**Problem details:** Search the data for the word "this" and copy every line that contains it.
begin Data excerpts
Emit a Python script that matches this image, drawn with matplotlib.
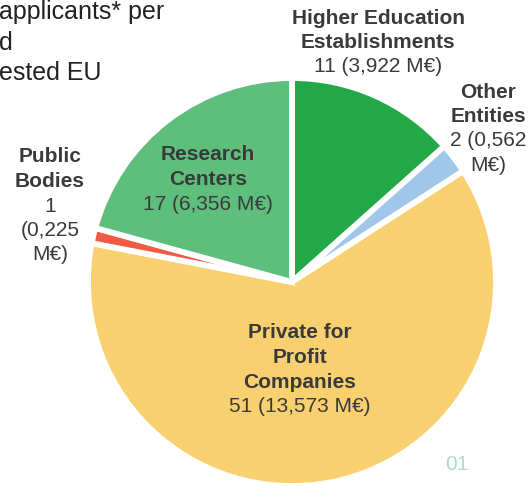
import matplotlib
matplotlib.use('Agg')
import matplotlib.pyplot as plt

# pie data, clockwise from 12 o'clock
names = [['Higher Education', 'Establishments'],
         ['Other', 'Entities'],
         ['Private for', 'Profit', 'Companies'],
         ['Public', 'Bodies'],
         ['Research', 'Centers']]
counts = [11, 2, 51, 1, 17]
funding = ['3,922', '0,562', '13,573', '0,225', '6,356']
colors = ['#22a846', '#a0c6e9', '#f8d070', '#ef5b45', '#5dbf7b']

# value lines are wrapped differently for the narrow labels on the sides
value_lines = [['11 (3,922 M€)'],
               ['2 (0,562', 'M€)'],
               ['51 (13,573 M€)'],
               ['1', '(0,225', 'M€)'],
               ['17 (6,356 M€)']]

title_lines = ['applicants* per', 'd', 'ested EU']

W, H = 529, 483
DPI = 100
plt.rcParams['font.family'] = ['Liberation Sans', 'DejaVu Sans']
fig = plt.figure(figsize=(W / DPI, H / DPI), dpi=DPI)

cx, cy, r = 292, 282, 204
ax = fig.add_axes([(cx - r) / W, (H - cy - r) / H, 2 * r / W, 2 * r / H])
ax.pie(counts, colors=colors, startangle=90, counterclock=False,
       wedgeprops=dict(edgecolor='white', linewidth=4.2))
ax.set_xlim(-1, 1)
ax.set_ylim(-1, 1)
ax.set_aspect('equal')
ax.axis('off')


def px(x, y):
    return x / W, 1 - y / H


# label anchors: center x, y of first line (pixels from top-left)
label_pos = [(378, 18), (488, 92), (300, 333), (50, 157), (208, 155)]
step = 24.5
text_color = '#3a3a3a'
for name, vals, (x, y) in zip(names, value_lines, label_pos):
    i = 0
    for line in name:
        fig.text(*px(x, y + i * step), line, ha='center', va='center',
                 fontsize=15, fontweight='bold', color=text_color)
        i += 1
    for line in vals:
        fig.text(*px(x, y + i * step), line, ha='center', va='center',
                 fontsize=15, color=text_color)
        i += 1

for i, line in enumerate(title_lines):
    fig.text(*px(-1, 12 + i * 30.5), line, ha='left', va='center',
             fontsize=18, color='#222222')

fig.text(*px(457, 465), '01', ha='center', va='center', fontsize=15,
         color='#b3dbc0')

fig.savefig('out.png', dpi=DPI)
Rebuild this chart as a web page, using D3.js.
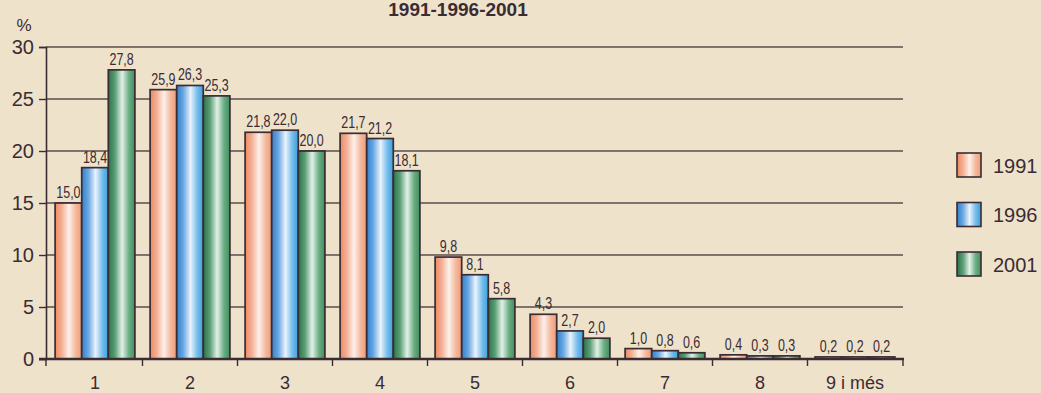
end Data excerpts
**Solved problem:**
Emit a Python script that matches this image, drawn with matplotlib.
Rebuild this chart as a web page, using D3.js.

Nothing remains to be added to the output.